Note
This is an extension of the speech classifier program developed by Thomas Davidson et al.. As Thomas Davidson's repository is no longer maintained, we decided to create our own, added modifications, and tested it with different datasets, including speech data from Berkeley
There are 7 files in the "speech_classifier" folder:
- generate_group_csv.py
- count_groups.py
- generate_trained_model.ipynb
- speech_classifier.py
- generate_cv_data.py
- run_cross_validation.py
- run_all_scenarios.py
- The "data" folder referenced below is available in data.zip v1.0.0
- Note that the files in the input folder are aligned with the original analysis data set of TDavidson (i.e., labeled_data.csv). In addition, the data entries are labeled with target groups in the files in the input folder.
All .py files can be executed from the speech_classifier folder with a simple command like this:
python program_name.py
The first program: generate_group_csv.py reads the speech data available in the "data" folder (provided by Berkeley) and selects the desired number of groups to be analyzed. Different scenarios can be created for testing by altering the number of each targeted group in the file according to the "data_name" variable specified. For simplicity in our description, we will use the "balanced" data name as an example.
- Input: ../data/berkeley_speech_dataset.csv
- Output: ../data/balanced_dataset.csv
The second program: count_groups.py is a simple script to print out the actual number of groups resulting from the first program.
As there are overlaps between different targeted groups, it is useful to obtain the percentage of each targeted group produced.
- Input: ../data/balanced_dataset.csv
- Output: ../output/balanced_groups_counts.txt
The third program: generate_trained_model.ipynb is a Jupyter Notebook script to generate the trained model that needs to be passed into the speech classifier program.
This program will produce 5 files with a .pkl extension, which need to be passed to speech_classifier.py.
- Data folder: Should be placed in the top-level directory(root directory)

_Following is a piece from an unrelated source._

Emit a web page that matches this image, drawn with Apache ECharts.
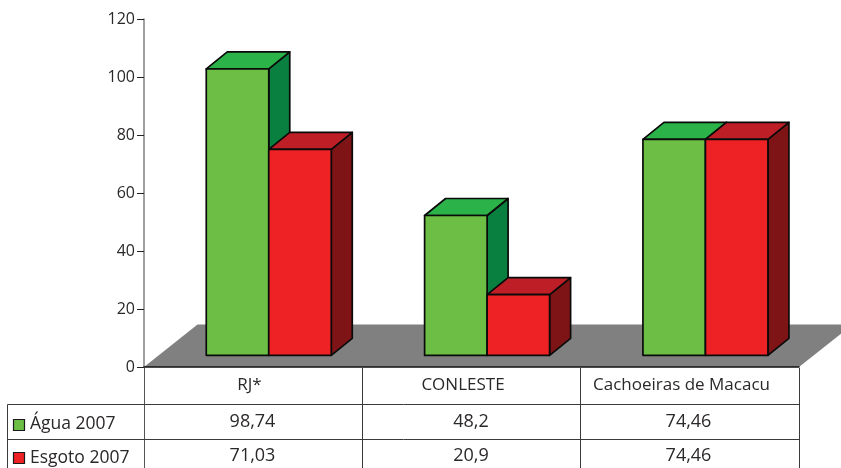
<!DOCTYPE html>
<html>
<head>
<meta charset="utf-8">
<style>html,body{margin:0;padding:0;background:#fff}#c{width:841px;height:468px}</style>
<script src="https://cdn.jsdelivr.net/npm/echarts@6/dist/echarts.min.js"></script>
</head>
<body>
<div id="c"></div>
<script>
const categories = ['RJ*', 'CONLESTE', 'Cachoeiras de Macacu'];
const aguaName = 'Água 2007';
const esgotoName = 'Esgoto 2007';
const agua = [98.74, 48.2, 74.46];
const esgoto = [71.03, 20.9, 74.46];
const yTicks = [0, 20, 40, 60, 80, 100, 120];

const FONT = '"Open Sans", "Noto Sans", sans-serif';
const INK = '#2b2829';
const BAR_W = 62.5, SHIFT_X = 15.6, SHIFT_Y = 11.7, DX = 21, DY = 17;
const FLOOR_DX = 53.5, FLOOR_DY = 42.5;
const palette = {
  agua: {front: '#6dbe45', top: '#2bb34a', side: '#0a8040'},
  esgoto: {front: '#ee2224', top: '#be1e26', side: '#7f1416'}
};
const fmt = v => String(v).replace('.', ',');

function barRender(idx, colors) {
  return function (params, api) {
    const p = api.coord([api.value(0), api.value(1)]);
    const z = api.coord([api.value(0), 0]);
    const x0 = p[0] + SHIFT_X - BAR_W + idx * BAR_W;
    const x1 = x0 + BAR_W;
    const yT = p[1] - SHIFT_Y;
    const yB = z[1] - SHIFT_Y;
    const st = c => ({fill: c, stroke: '#0a0a0a', lineWidth: 1.7, lineJoin: 'round'});
    return {
      type: 'group',
      children: [
        {type: 'polygon', shape: {points: [[x1, yT], [x1 + DX, yT - DY], [x1 + DX, yB - DY], [x1, yB]]}, style: st(colors.side)},
        {type: 'polygon', shape: {points: [[x0, yT], [x0 + DX, yT - DY], [x1 + DX, yT - DY], [x1, yT]]}, style: st(colors.top)},
        {type: 'rect', shape: {x: x0, y: yT, width: BAR_W, height: yB - yT}, style: st(colors.front)}
      ]
    };
  };
}

function floorRender(params, api) {
  const a = api.coord([0, 0]);
  const b = api.coord([categories.length - 1, 0]);
  const band = (b[0] - a[0]) / (categories.length - 1);
  const left = a[0] - band / 2, right = b[0] + band / 2, y = a[1];
  return {
    type: 'polygon',
    shape: {points: [[left, y], [left + FLOOR_DX, y - FLOOR_DY], [right + FLOOR_DX, y - FLOOR_DY], [right, y]]},
    style: {fill: '#808080', stroke: 'none'}
  };
}

const line = (x1, y1, x2, y2, c) => ({
  type: 'line', silent: true, z: 20,
  shape: {x1, y1, x2, y2}, style: {stroke: c || '#3a3a3a', lineWidth: 1}
});
const label = (text, x, y, align, size) => ({
  type: 'text', silent: true, z: 21, x, y,
  style: {text, fill: INK, font: size + 'px ' + FONT, align: align || 'center', verticalAlign: 'middle'}
});
const swatch = (x, y, c) => ({
  type: 'rect', silent: true, z: 21,
  shape: {x, y, width: 11, height: 11},
  style: {fill: c, stroke: '#1a1a1a', lineWidth: 1.2}
});

const colC = [252.5, 471, 688.5];
const catC = [249.5, 463, 681.5];
const graphics = [
  line(144.5, 368, 144.5, 468, '#555'),
  line(362.5, 368, 362.5, 468),
  line(580.5, 368, 580.5, 468),
  line(799.5, 368, 799.5, 468),
  line(7.5, 404.5, 799.5, 404.5),
  line(7.5, 439.5, 799.5, 439.5),
  line(7.5, 404.5, 7.5, 468),
  swatch(13.5, 419.5, palette.agua.front),
  swatch(13.5, 452.5, palette.esgoto.front),
  label(aguaName, 30, 424.5, 'left', 17.5),
  label(esgotoName, 30, 458.5, 'left', 17.5)
];
categories.forEach((c, i) => graphics.push(label(c, catC[i], 385, 'center', 17)));
agua.forEach((v, i) => graphics.push(label(fmt(v), colC[i], 422, 'center', 18)));
esgoto.forEach((v, i) => graphics.push(label(fmt(v), colC[i], 456, 'center', 18)));

const chart = echarts.init(document.getElementById('c'), null, {renderer: 'canvas'});
chart.setOption({
  animation: false,
  backgroundColor: '#fff',
  grid: {left: 144, right: 42, top: 19, bottom: 101, containLabel: false},
  xAxis: {
    type: 'category',
    data: categories,
    axisLine: {show: true, lineStyle: {color: '#111', width: 1.5}},
    axisTick: {show: false},
    axisLabel: {show: false},
    z: 10
  },
  yAxis: {
    type: 'value', min: 0, max: 120, interval: 20,
    axisLine: {show: true, lineStyle: {color: '#808080', width: 1.5}},
    axisTick: {show: true, length: 7, lineStyle: {color: '#222', width: 1}},
    axisLabel: {show: true, margin: 9, color: INK, fontFamily: FONT, fontSize: 16,
      customValues: yTicks},
    splitLine: {show: false},
    z: 10
  },
  series: [
    {type: 'custom', name: 'Piso', coordinateSystem: 'cartesian2d', clip: false, silent: true, z: 1,
      renderItem: floorRender, data: [[0, 0]], encode: {x: 0, y: 1}},
    {type: 'custom', name: aguaName, coordinateSystem: 'cartesian2d', clip: false, z: 2,
      renderItem: barRender(0, palette.agua),
      data: agua.map((v, i) => [i, v]), encode: {x: 0, y: 1}},
    {type: 'custom', name: esgotoName, coordinateSystem: 'cartesian2d', clip: false, z: 3,
      renderItem: barRender(1, palette.esgoto),
      data: esgoto.map((v, i) => [i, v]), encode: {x: 0, y: 1}}
  ],
  graphic: {elements: graphics}
});
</script>
</body>
</html>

- Input: ../data/balanced_dataset.csv
- Output:
- ../data/balanced_model.pkl
- ../data/balanced_tfidf.pkl
- ../data/balanced_idf.pkl
- ../data/balanced_pos.pkl
- ../data/balanced_oth.pkl
The file: speech_classifier.py is the actual speech classifier program. It analyzes all the speech files in the input folder and produces the number of hate speech instances detected in the input files. It is currently also set to analyze a pre-labeled data file named "labeled_data.csv."
This file was created by TDavidson to test the program's performance. We use this same file to determine the accuracy, precision, recall, and F1 score of our program.
Trained model files:
- ../data/balanced_model.pkl
- ../data/balanced_tfidf.pkl
- ../data/balanced_idf.pkl
- ../data/balanced_pos.pkl
- ../data/balanced_oth.pkl
- Input CSV files to be analyzed: all files located in ../input
- Output: The output is located in ../output. The program will produce one output file for every file it finds in the input directory, listing the predicted class for each tweet/text within each file.
- It will also generate two PDF files and two TXT files. The PDF files are named "original_hate_vs_balanced_hate.pdf" and "original_hate+offensive_vs_balanced_hate.pdf" and contain confusion matrices based on the analysis of the original analysis data set "labeled_data.csv." The TXT files are named "original_hate_vs_balanced_hate.txt" and "original_hate+offensive_vs_balanced_hate.txt" and contain quality scores of the classifier program based on the analysis of the input CSV files.
We concentrate on just two classes, "hate" or "not hate" in our program (and designed our trained dataset accordingly). Therefore, we produce the file "original_hate_vs_balanced_hate.pdf" by considering all "Offensive" class instances in "labeled_data.csv" as incorrectly classified. The second file, "original_hate+offensive_vs_balanced_hate.pdf," treats all "Hate" and "Offensive" class instances the same as "Hate," resulting in higher accuracy.
The file run_all_scenarios.py is an automation of the execution of speech_classifier.py for running the 4 pre-configured scenarios, which are black, women, lgbt and balanced scenario. This program will output a table in csv format containing the quality scores of these scenarios.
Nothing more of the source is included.